### INFORMATION PROVIDED
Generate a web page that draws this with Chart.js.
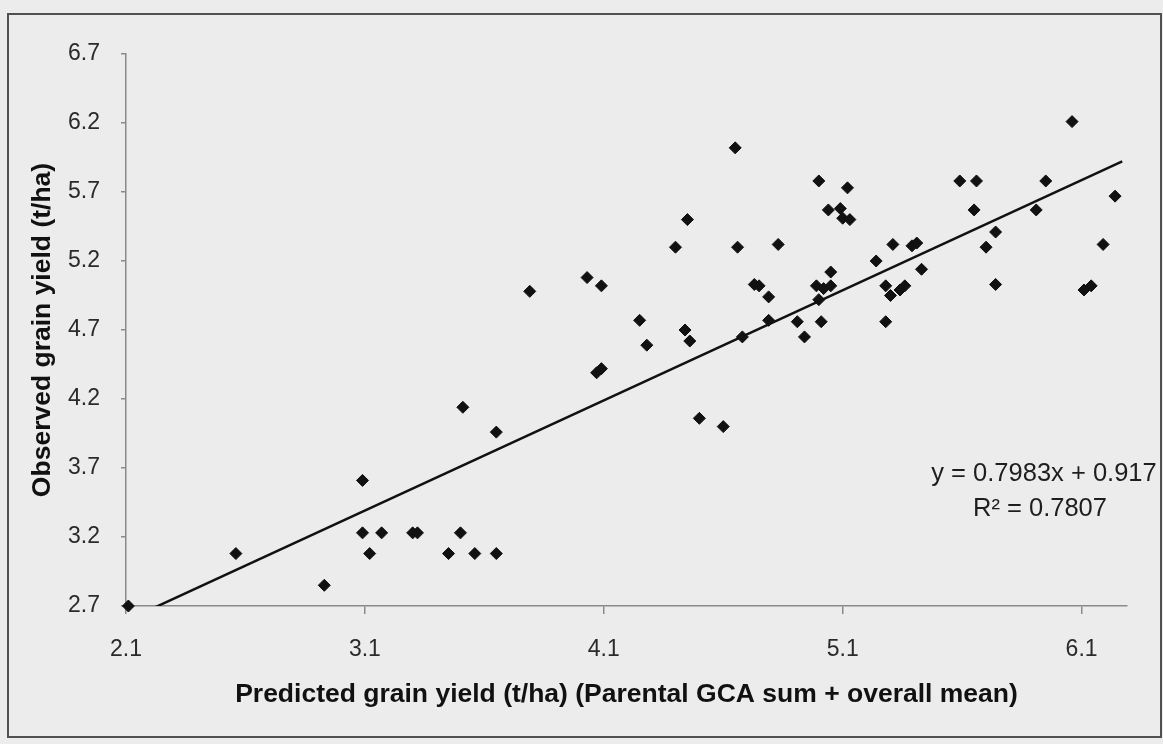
<!DOCTYPE html>
<html>
<head>
<meta charset="utf-8">
<script src="https://cdn.jsdelivr.net/npm/chart.js@4.4.1/dist/chart.umd.min.js"></script>
<style>
  html, body { margin: 0; padding: 0; background: #ececec; }
  canvas { display: block; }
</style>
</head>
<body>
<canvas id="c" width="1163" height="744"></canvas>
<script>
// ---- data ----
const predicted = [
  2.11, 2.56, 2.93, 3.09, 3.09, 3.12, 3.17, 3.30, 3.32, 3.45,
  3.50, 3.51, 3.56, 3.65, 3.65, 3.79, 4.03, 4.09, 4.07, 4.09,
  4.25, 4.28, 4.40, 4.44, 4.45, 4.46, 4.50, 4.60, 4.65, 4.66,
  4.68, 4.73, 4.75, 4.79, 4.79, 4.83, 4.91, 4.94, 4.99, 5.00,
  5.00, 5.01, 5.02, 5.04, 5.05, 5.05, 5.09, 5.10, 5.12, 5.13,
  5.24, 5.28, 5.28, 5.30, 5.31, 5.34, 5.36, 5.39, 5.41, 5.43,
  5.59, 5.65, 5.66, 5.70, 5.74, 5.74, 5.91, 5.95, 6.06, 6.11,
  6.14, 6.19, 6.24
];
const observed = [
  2.70, 3.08, 2.85, 3.61, 3.23, 3.08, 3.23, 3.23, 3.23, 3.08,
  3.23, 4.14, 3.08, 3.08, 3.96, 4.98, 5.08, 5.02, 4.39, 4.42,
  4.77, 4.59, 5.30, 4.70, 5.50, 4.62, 4.06, 4.00, 6.02, 5.30,
  4.65, 5.03, 5.02, 4.94, 4.77, 5.32, 4.76, 4.65, 5.02, 5.78,
  4.92, 4.76, 5.00, 5.57, 5.02, 5.12, 5.58, 5.51, 5.73, 5.50,
  5.20, 5.02, 4.76, 4.95, 5.32, 4.99, 5.02, 5.31, 5.33, 5.14,
  5.78, 5.57, 5.78, 5.30, 5.41, 5.03, 5.57, 5.78, 6.21, 4.99,
  5.02, 5.32, 5.67
];
const xTickValues = [2.1, 3.1, 4.1, 5.1, 6.1];
const yTickValues = [2.7, 3.2, 3.7, 4.2, 4.7, 5.2, 5.7, 6.2, 6.7];
const trendSlope = 0.7983;
const trendIntercept = 0.917;
const trendRange = [2.1, 6.27];
const rSquared = 0.7807;
const xTitle = 'Predicted grain yield (t/ha) (Parental GCA sum + overall mean)';
const yTitle = 'Observed grain yield (t/ha)';
const eqText = 'y = ' + trendSlope + 'x + ' + trendIntercept;
const r2Text = 'R\u00B2 = ' + rSquared;

// ---- build chart ----
const FAMILY = '"Liberation Sans", Arial, Helvetica, sans-serif';
const points = predicted.map((x, i) => ({ x: x, y: observed[i] }));
const trendPoints = trendRange.map(x => ({ x: x, y: trendSlope * x + trendIntercept }));

const framePlugin = {
  id: 'frame',
  beforeDraw(chart) {
    const ctx = chart.ctx;
    ctx.save();
    ctx.fillStyle = '#ececec';
    ctx.fillRect(0, 0, chart.width, chart.height);
    ctx.strokeStyle = '#505050';
    ctx.lineWidth = 2;
    ctx.strokeRect(8, 14, 1153, 723);
    ctx.restore();
  },
  afterDraw(chart) {
    const ctx = chart.ctx;
    ctx.save();
    ctx.font = '25.5px ' + FAMILY;
    ctx.fillStyle = '#1e1e1e';
    ctx.textAlign = 'center';
    ctx.textBaseline = 'middle';
    ctx.fillText(eqText, 1044, 474);
    ctx.fillText(r2Text, 1040, 509);
    ctx.restore();
  }
};

new Chart(document.getElementById('c'), {
  type: 'scatter',
  data: {
    datasets: [
      {
        label: 'Observed',
        data: points,
        pointStyle: 'rectRot',
        pointRadius: 6,
        pointBorderWidth: 1,
        backgroundColor: '#111111',
        borderColor: '#111111',
        clip: false,
        order: 1
      },
      {
        label: 'Linear trend',
        data: trendPoints,
        showLine: true,
        pointRadius: 0,
        borderColor: '#111111',
        borderWidth: 2.5,
        order: 2
      }
    ]
  },
  plugins: [framePlugin],
  options: {
    responsive: false,
    animation: false,
    layout: { padding: { top: 54, right: 36, bottom: 0, left: 0 } },
    plugins: { legend: { display: false }, tooltip: { enabled: false } },
    scales: {
      x: {
        type: 'linear',
        min: 2.1,
        max: 6.29,
        afterBuildTicks: s => { s.ticks = xTickValues.map(v => ({ value: v })); },
        afterFit: s => { s.height = 138; },
        grid: { drawOnChartArea: false, drawTicks: true, tickLength: 8, color: '#8a8a8a', lineWidth: 1.5 },
        border: { display: true, color: '#8a8a8a', width: 1.5 },
        ticks: {
          font: { size: 23, family: FAMILY },
          color: '#2a2a2a',
          padding: 22,
          maxRotation: 0,
          autoSkip: false,
          callback: v => Number(v).toFixed(1)
        },
        title: {
          display: true,
          text: xTitle,
          font: { size: 26.5, weight: 'bold', family: FAMILY },
          color: '#111111',
          padding: { top: 0, bottom: 33 }
        }
      },
      y: {
        type: 'linear',
        min: 2.7,
        max: 6.7,
        afterBuildTicks: s => { s.ticks = yTickValues.map(v => ({ value: v })); },
        afterFit: s => { s.width = 126; },
        grid: { drawOnChartArea: false, drawTicks: true, tickLength: 5, color: '#8a8a8a', lineWidth: 1.5 },
        border: { display: true, color: '#8a8a8a', width: 1.5 },
        ticks: {
          font: { size: 23, family: FAMILY },
          color: '#2a2a2a',
          padding: 21,
          autoSkip: false,
          callback: v => Number(v).toFixed(1)
        },
        title: {
          display: true,
          text: yTitle,
          font: { size: 26.5, weight: 'bold', family: FAMILY },
          color: '#111111',
          padding: { top: 27, bottom: 0 }
        }
      }
    }
  }
});
</script>
</body>
</html>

### TASK GOAL
Write out each line of the listing above, exactly, from its first line to the line holding "const r2Text = 'R\u00B2 = ' + rSquared;", inclusive. Skip the pictures.

### THE ANSWER
Generate a web page that draws this with Chart.js.
<!DOCTYPE html>
<html>
<head>
<meta charset="utf-8">
<script src="https://cdn.jsdelivr.net/npm/chart.js@4.4.1/dist/chart.umd.min.js"></script>
<style>
  html, body { margin: 0; padding: 0; background: #ececec; }
  canvas { display: block; }
</style>
</head>
<body>
<canvas id="c" width="1163" height="744"></canvas>
<script>
// ---- data ----
const predicted = [
  2.11, 2.56, 2.93, 3.09, 3.09, 3.12, 3.17, 3.30, 3.32, 3.45,
  3.50, 3.51, 3.56, 3.65, 3.65, 3.79, 4.03, 4.09, 4.07, 4.09,
  4.25, 4.28, 4.40, 4.44, 4.45, 4.46, 4.50, 4.60, 4.65, 4.66,
  4.68, 4.73, 4.75, 4.79, 4.79, 4.83, 4.91, 4.94, 4.99, 5.00,
  5.00, 5.01, 5.02, 5.04, 5.05, 5.05, 5.09, 5.10, 5.12, 5.13,
  5.24, 5.28, 5.28, 5.30, 5.31, 5.34, 5.36, 5.39, 5.41, 5.43,
  5.59, 5.65, 5.66, 5.70, 5.74, 5.74, 5.91, 5.95, 6.06, 6.11,
  6.14, 6.19, 6.24
];
const observed = [
  2.70, 3.08, 2.85, 3.61, 3.23, 3.08, 3.23, 3.23, 3.23, 3.08,
  3.23, 4.14, 3.08, 3.08, 3.96, 4.98, 5.08, 5.02, 4.39, 4.42,
  4.77, 4.59, 5.30, 4.70, 5.50, 4.62, 4.06, 4.00, 6.02, 5.30,
  4.65, 5.03, 5.02, 4.94, 4.77, 5.32, 4.76, 4.65, 5.02, 5.78,
  4.92, 4.76, 5.00, 5.57, 5.02, 5.12, 5.58, 5.51, 5.73, 5.50,
  5.20, 5.02, 4.76, 4.95, 5.32, 4.99, 5.02, 5.31, 5.33, 5.14,
  5.78, 5.57, 5.78, 5.30, 5.41, 5.03, 5.57, 5.78, 6.21, 4.99,
  5.02, 5.32, 5.67
];
const xTickValues = [2.1, 3.1, 4.1, 5.1, 6.1];
const yTickValues = [2.7, 3.2, 3.7, 4.2, 4.7, 5.2, 5.7, 6.2, 6.7];
const trendSlope = 0.7983;
const trendIntercept = 0.917;
const trendRange = [2.1, 6.27];
const rSquared = 0.7807;
const xTitle = 'Predicted grain yield (t/ha) (Parental GCA sum + overall mean)';
const yTitle = 'Observed grain yield (t/ha)';
const eqText = 'y = ' + trendSlope + 'x + ' + trendIntercept;
const r2Text = 'R\u00B2 = ' + rSquared;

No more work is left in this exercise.